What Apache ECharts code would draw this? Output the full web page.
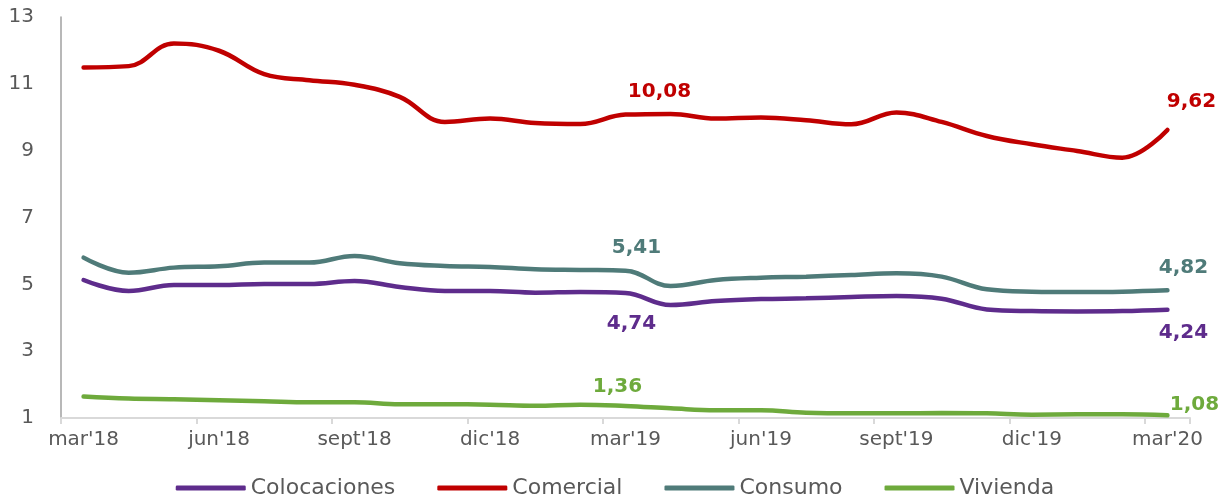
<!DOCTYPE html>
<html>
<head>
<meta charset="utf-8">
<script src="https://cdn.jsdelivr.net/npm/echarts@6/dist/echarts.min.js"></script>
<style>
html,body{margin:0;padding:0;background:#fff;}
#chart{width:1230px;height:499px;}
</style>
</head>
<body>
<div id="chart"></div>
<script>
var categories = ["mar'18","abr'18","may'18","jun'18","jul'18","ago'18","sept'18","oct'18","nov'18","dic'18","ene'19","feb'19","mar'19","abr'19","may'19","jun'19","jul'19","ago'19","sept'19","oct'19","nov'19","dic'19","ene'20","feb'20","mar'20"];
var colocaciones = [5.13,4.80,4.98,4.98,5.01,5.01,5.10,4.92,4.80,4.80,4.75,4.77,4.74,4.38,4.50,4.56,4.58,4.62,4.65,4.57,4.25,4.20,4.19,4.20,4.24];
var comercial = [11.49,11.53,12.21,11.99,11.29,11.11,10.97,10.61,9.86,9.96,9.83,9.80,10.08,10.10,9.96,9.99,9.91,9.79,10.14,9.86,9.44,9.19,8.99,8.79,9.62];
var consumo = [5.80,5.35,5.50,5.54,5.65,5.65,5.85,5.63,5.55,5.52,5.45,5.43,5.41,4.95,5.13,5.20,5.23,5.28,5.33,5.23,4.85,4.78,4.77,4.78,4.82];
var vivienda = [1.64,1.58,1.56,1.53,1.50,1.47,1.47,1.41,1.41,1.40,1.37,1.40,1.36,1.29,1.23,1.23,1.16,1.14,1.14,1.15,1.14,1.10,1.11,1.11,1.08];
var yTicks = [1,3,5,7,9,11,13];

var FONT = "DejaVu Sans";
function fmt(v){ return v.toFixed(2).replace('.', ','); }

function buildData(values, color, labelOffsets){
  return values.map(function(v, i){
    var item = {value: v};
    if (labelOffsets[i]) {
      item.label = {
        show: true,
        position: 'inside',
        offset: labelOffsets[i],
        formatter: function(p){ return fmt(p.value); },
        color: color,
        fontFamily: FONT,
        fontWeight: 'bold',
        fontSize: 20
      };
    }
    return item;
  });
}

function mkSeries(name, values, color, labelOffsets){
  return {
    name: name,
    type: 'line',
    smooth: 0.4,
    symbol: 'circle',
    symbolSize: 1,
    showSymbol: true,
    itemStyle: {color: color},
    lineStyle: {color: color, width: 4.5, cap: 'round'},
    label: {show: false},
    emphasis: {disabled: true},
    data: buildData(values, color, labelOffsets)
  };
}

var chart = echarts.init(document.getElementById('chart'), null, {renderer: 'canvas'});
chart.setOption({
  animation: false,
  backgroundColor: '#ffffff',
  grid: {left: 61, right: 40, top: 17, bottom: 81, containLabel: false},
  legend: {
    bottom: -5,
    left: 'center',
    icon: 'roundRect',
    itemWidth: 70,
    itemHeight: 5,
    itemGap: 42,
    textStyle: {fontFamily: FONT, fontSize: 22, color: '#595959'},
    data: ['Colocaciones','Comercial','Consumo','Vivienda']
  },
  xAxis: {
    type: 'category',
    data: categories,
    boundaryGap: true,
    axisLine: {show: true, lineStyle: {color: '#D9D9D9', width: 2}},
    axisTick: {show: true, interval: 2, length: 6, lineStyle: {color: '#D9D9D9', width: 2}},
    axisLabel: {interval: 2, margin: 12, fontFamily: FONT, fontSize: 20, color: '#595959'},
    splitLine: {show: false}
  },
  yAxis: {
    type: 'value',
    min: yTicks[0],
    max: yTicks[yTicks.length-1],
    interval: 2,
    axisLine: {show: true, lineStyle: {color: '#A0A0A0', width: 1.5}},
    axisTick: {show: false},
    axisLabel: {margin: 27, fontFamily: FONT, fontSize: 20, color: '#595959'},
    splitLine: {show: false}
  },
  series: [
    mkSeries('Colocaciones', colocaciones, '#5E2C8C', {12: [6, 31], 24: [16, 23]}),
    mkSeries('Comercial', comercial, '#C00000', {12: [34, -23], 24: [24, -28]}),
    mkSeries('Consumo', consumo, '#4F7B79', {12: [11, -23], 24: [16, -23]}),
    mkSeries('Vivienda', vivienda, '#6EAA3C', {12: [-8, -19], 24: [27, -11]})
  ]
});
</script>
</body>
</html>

Aim of the exercise -
Leave the pictures out, and print every line of the listing exactly as written.

Exercise answer -
What Apache ECharts code would draw this? Output the full web page.
<!DOCTYPE html>
<html>
<head>
<meta charset="utf-8">
<script src="https://cdn.jsdelivr.net/npm/echarts@6/dist/echarts.min.js"></script>
<style>
html,body{margin:0;padding:0;background:#fff;}
#chart{width:1230px;height:499px;}
</style>
</head>
<body>
<div id="chart"></div>
<script>
var categories = ["mar'18","abr'18","may'18","jun'18","jul'18","ago'18","sept'18","oct'18","nov'18","dic'18","ene'19","feb'19","mar'19","abr'19","may'19","jun'19","jul'19","ago'19","sept'19","oct'19","nov'19","dic'19","ene'20","feb'20","mar'20"];
var colocaciones = [5.13,4.80,4.98,4.98,5.01,5.01,5.10,4.92,4.80,4.80,4.75,4.77,4.74,4.38,4.50,4.56,4.58,4.62,4.65,4.57,4.25,4.20,4.19,4.20,4.24];
var comercial = [11.49,11.53,12.21,11.99,11.29,11.11,10.97,10.61,9.86,9.96,9.83,9.80,10.08,10.10,9.96,9.99,9.91,9.79,10.14,9.86,9.44,9.19,8.99,8.79,9.62];
var consumo = [5.80,5.35,5.50,5.54,5.65,5.65,5.85,5.63,5.55,5.52,5.45,5.43,5.41,4.95,5.13,5.20,5.23,5.28,5.33,5.23,4.85,4.78,4.77,4.78,4.82];
var vivienda = [1.64,1.58,1.56,1.53,1.50,1.47,1.47,1.41,1.41,1.40,1.37,1.40,1.36,1.29,1.23,1.23,1.16,1.14,1.14,1.15,1.14,1.10,1.11,1.11,1.08];
var yTicks = [1,3,5,7,9,11,13];

var FONT = "DejaVu Sans";
function fmt(v){ return v.toFixed(2).replace('.', ','); }

function buildData(values, color, labelOffsets){
  return values.map(function(v, i){
    var item = {value: v};
    if (labelOffsets[i]) {
      item.label = {
        show: true,
        position: 'inside',
        offset: labelOffsets[i],
        formatter: function(p){ return fmt(p.value); },
        color: color,
        fontFamily: FONT,
        fontWeight: 'bold',
        fontSize: 20
      };
    }
    return item;
  });
}

function mkSeries(name, values, color, labelOffsets){
  return {
    name: name,
    type: 'line',
    smooth: 0.4,
    symbol: 'circle',
    symbolSize: 1,
    showSymbol: true,
    itemStyle: {color: color},
    lineStyle: {color: color, width: 4.5, cap: 'round'},
    label: {show: false},
    emphasis: {disabled: true},
    data: buildData(values, color, labelOffsets)
  };
}

var chart = echarts.init(document.getElementById('chart'), null, {renderer: 'canvas'});
chart.setOption({
  animation: false,
  backgroundColor: '#ffffff',
  grid: {left: 61, right: 40, top: 17, bottom: 81, containLabel: false},
  legend: {
    bottom: -5,
    left: 'center',
    icon: 'roundRect',
    itemWidth: 70,
    itemHeight: 5,
    itemGap: 42,
    textStyle: {fontFamily: FONT, fontSize: 22, color: '#595959'},
    data: ['Colocaciones','Comercial','Consumo','Vivienda']
  },
  xAxis: {
    type: 'category',
    data: categories,
    boundaryGap: true,
    axisLine: {show: true, lineStyle: {color: '#D9D9D9', width: 2}},
    axisTick: {show: true, interval: 2, length: 6, lineStyle: {color: '#D9D9D9', width: 2}},
    axisLabel: {interval: 2, margin: 12, fontFamily: FONT, fontSize: 20, color: '#595959'},
    splitLine: {show: false}
  },
  yAxis: {
    type: 'value',
    min: yTicks[0],
    max: yTicks[yTicks.length-1],
    interval: 2,
    axisLine: {show: true, lineStyle: {color: '#A0A0A0', width: 1.5}},
    axisTick: {show: false},
    axisLabel: {margin: 27, fontFamily: FONT, fontSize: 20, color: '#595959'},
    splitLine: {show: false}
  },
  series: [
    mkSeries('Colocaciones', colocaciones, '#5E2C8C', {12: [6, 31], 24: [16, 23]}),
    mkSeries('Comercial', comercial, '#C00000', {12: [34, -23], 24: [24, -28]}),
    mkSeries('Consumo', consumo, '#4F7B79', {12: [11, -23], 24: [16, -23]}),
    mkSeries('Vivienda', vivienda, '#6EAA3C', {12: [-8, -19], 24: [27, -11]})
  ]
});
</script>
</body>
</html>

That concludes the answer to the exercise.